La nueva normalidad nos va a obligar a tomar decisiones y como cristiana sé que mi decisión compromete mi fe frente al mundo.
Los seres humanos somos de extremos. Para casi cualquier cosa en la vida nos ubicamos en un punto entre los dos polos de un continuo. También está pasando frente al coronavirus en medio de esta desescalada, como sucedió en el confinamiento y, antes de esto, relacionado con cualquier otro asunto. Pensemos en un aspecto de la vida, el que sea y, si lo analizamos detenidamente, podremos verlo con claridad. Hay posiciones que se ubican una en las antípodas de la otra, y luego, entre medias, están todos los demás, más o menos cerca de uno de los extremos. Son los que llamamos “del montón”, precisamente por eso mismo.
Da igual si se trata rasgos de nuestra personalidad, aspectos físicos, capacidades adquiridas... casi todo se distribuye alrededor de una media con la posibilidad real también de alejarse de ella y ser extremistas. Aplícalo a lo que quieras: los que trabajan a todas horas y los que huyen del trabajo como de la peste, los que se desviven por ayudar a los demás y aquellos a quienes los demás no les interesan en absoluto... y así con todo.
Algunas de esas distribuciones son, simplemente. Vienen marcadas y eso hace que no tengamos gran cosa que opinar de ellas. Pueden sernos beneficiosas o perjudiciales, las disfrutamos o las sufrimos. Hay personas, por ejemplo, que acumulan múltiples factores de riesgo que les acercan a poder padecer un cáncer, frente a otros cuya genética parece protegerles frente a esta enfermedad y sobre eso, hay poco que opinar. Pero hay otros muchos ámbitos en los que estar colocados en un lugar u otro de la distribución es algo que decidimos y, la verdad, muchas veces elegimos mal. Nuestra postura frente a la pandemia y la nueva normalidad es una de esas cosas en las que tenemos que posicionarnos.
Eso significa que podemos optar por el equilibrio, porque sabemos que en los extremos tenemos muchas posibilidades de equivocarnos. Sin embargo, hallar ese equilibrio es algo en lo que estamos poco entrenados. Nos dejamos llevar por lo que nos piden las emociones, que son volátiles, aparecen bruscamente, casi de forma violenta a veces, que nos llevan hacia donde nos apetece o queremos, pero no siempre hacia donde necesitamos y que nos empujan a salirnos del camino de lo acertado para colocarnos en la cuneta del extremismo.

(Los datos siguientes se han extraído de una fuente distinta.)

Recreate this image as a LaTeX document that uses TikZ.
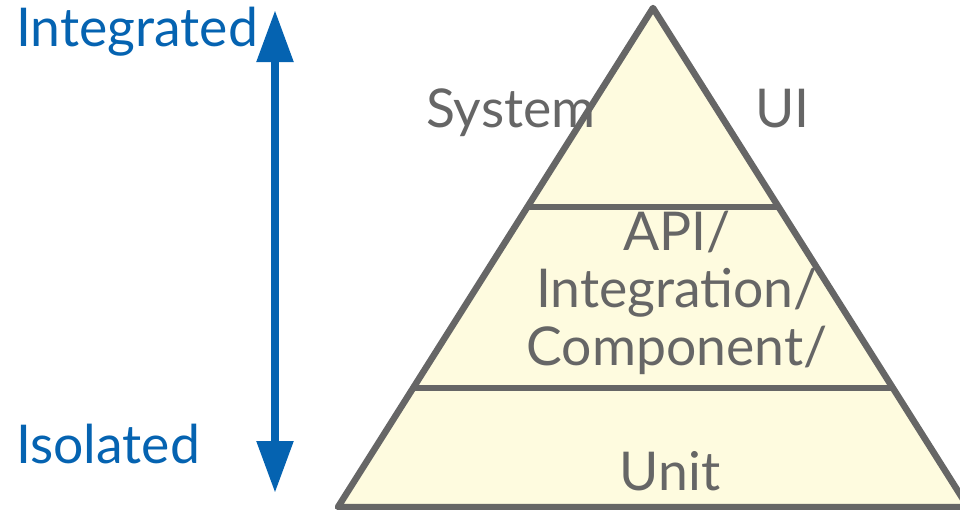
\documentclass[tikz,border=0pt]{standalone}
\usepackage{fontspec}
\setmainfont{Lato}
\usetikzlibrary{arrows.meta,calc}
\definecolor{levelgray}{HTML}{666666}
\definecolor{levelfill}{HTML}{FEFBDF}
\definecolor{axisblue}{HTML}{0563B1}
\tikzset{
  bigtext/.style={font=\fontsize{53.5}{57.5}\selectfont, inner sep=0pt},
  leveltext/.style={bigtext, text=levelgray},
  axistext/.style={bigtext, text=axisblue, anchor=base west},
  outline/.style={draw=levelgray, line width=6.5pt, line join=round},
  axis/.style={draw=axisblue, line width=8.5pt,
    {Triangle[length=52pt,width=35pt]}-{Triangle[length=52pt,width=35pt]}}
}
\begin{document}
\begin{tikzpicture}[x=1pt,y=-1pt]
  \useasboundingbox (0,0) rectangle (960,509);
  \clip (0,0) rectangle (960,509);

  % pyramid corners and level boundaries
  \coordinate (apex) at (653,8);
  \coordinate (bl) at (338,507);
  \coordinate (br) at (968,507);
  \coordinate (l1a) at ($(apex)!0.3988!(bl)$);
  \coordinate (l1b) at ($(apex)!0.3988!(br)$);
  \coordinate (l2a) at ($(apex)!0.7615!(bl)$);
  \coordinate (l2b) at ($(apex)!0.7615!(br)$);

  \fill[levelfill] (apex) -- (bl) -- (br) -- cycle;

  % level labels
  \node[leveltext, anchor=base west] (system) at (426,127) {System};
  \node[leveltext, anchor=base west] (ui) at (755,127) {UI};
  \node[leveltext, anchor=base, align=center] (middle) at (677,365)
    {API/\\Integration/\\Component/};
  \node[leveltext, anchor=base] (unit) at (670,490) {Unit};

  % outline and level boundaries
  \draw[outline] (l1a) -- (l1b);
  \draw[outline] (l2a) -- (l2b);
  \draw[outline] (apex) -- (bl) -- (br) -- cycle;

  % integration axis
  \node[axistext] (integrated) at (16,46) {Integrated};
  \node[axistext] (isolated) at (16,463) {Isolated};
  \coordinate (axtop) at (275,10);
  \coordinate (axbot) at (275,493);
  \draw[axis] (axbot) -- (axtop);
\end{tikzpicture}
\end{document}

En esta situación que estamos viviendo, particularmente desde la desescalada ahora y a pocas jornadas de volver a la llamada “nueva normalidad”, efectivamente vamos a seguir siendo más “normales que nunca”, seguiremos la distribución normal que marca la estadística (así se llama, de hecho, desde el punto de vista matemático) y tendremos dos extremos dignos de considerar: los sin ley, en un lado del continuo, y los que buscan probabilidad de riesgo cero, de otro.
Ahora bien, ¿existió alguna vez realmente ese riesgo cero, o quizá es una ilusión de control en nuestra mente, muy alejada de la realidad? Porque, si nos damos cuenta, por razones diferentes, en ambos extremos está asentada esa idea. En los primeros, porque no lo contemplan. En los segundos, porque creen ciegamente que esa posibilidad existe. ¿O quizá es solo lo que quieren creer?
Hoy me pregunto dónde estamos nosotros entre estos dos puntos. ¿Examinamos esta cuestión desde una perspectiva también espiritual, los que somos cristianos? La nueva normalidad nos va a obligar a tomar decisiones y como cristiana sé que mi decisión compromete mi fe frente al mundo, determina lo que cuento de Dios a aquellos que, quizá no me escuchan, pero me observan.
Por muy atrayente que pueda resultar la idea de confiar en la llegada de una situación realmente propicia, por muy idealizada que podamos tener esa normalidad que hemos perdido y a la que seguimos aspirando aún, sin darnos cuenta del punto en el que estamos, creo que hemos de aprender a vivir agradecidos y con gozo y paz cualquiera que sea nuestro momento, incluido este, incierto y que no sabemos cuánto va a durar.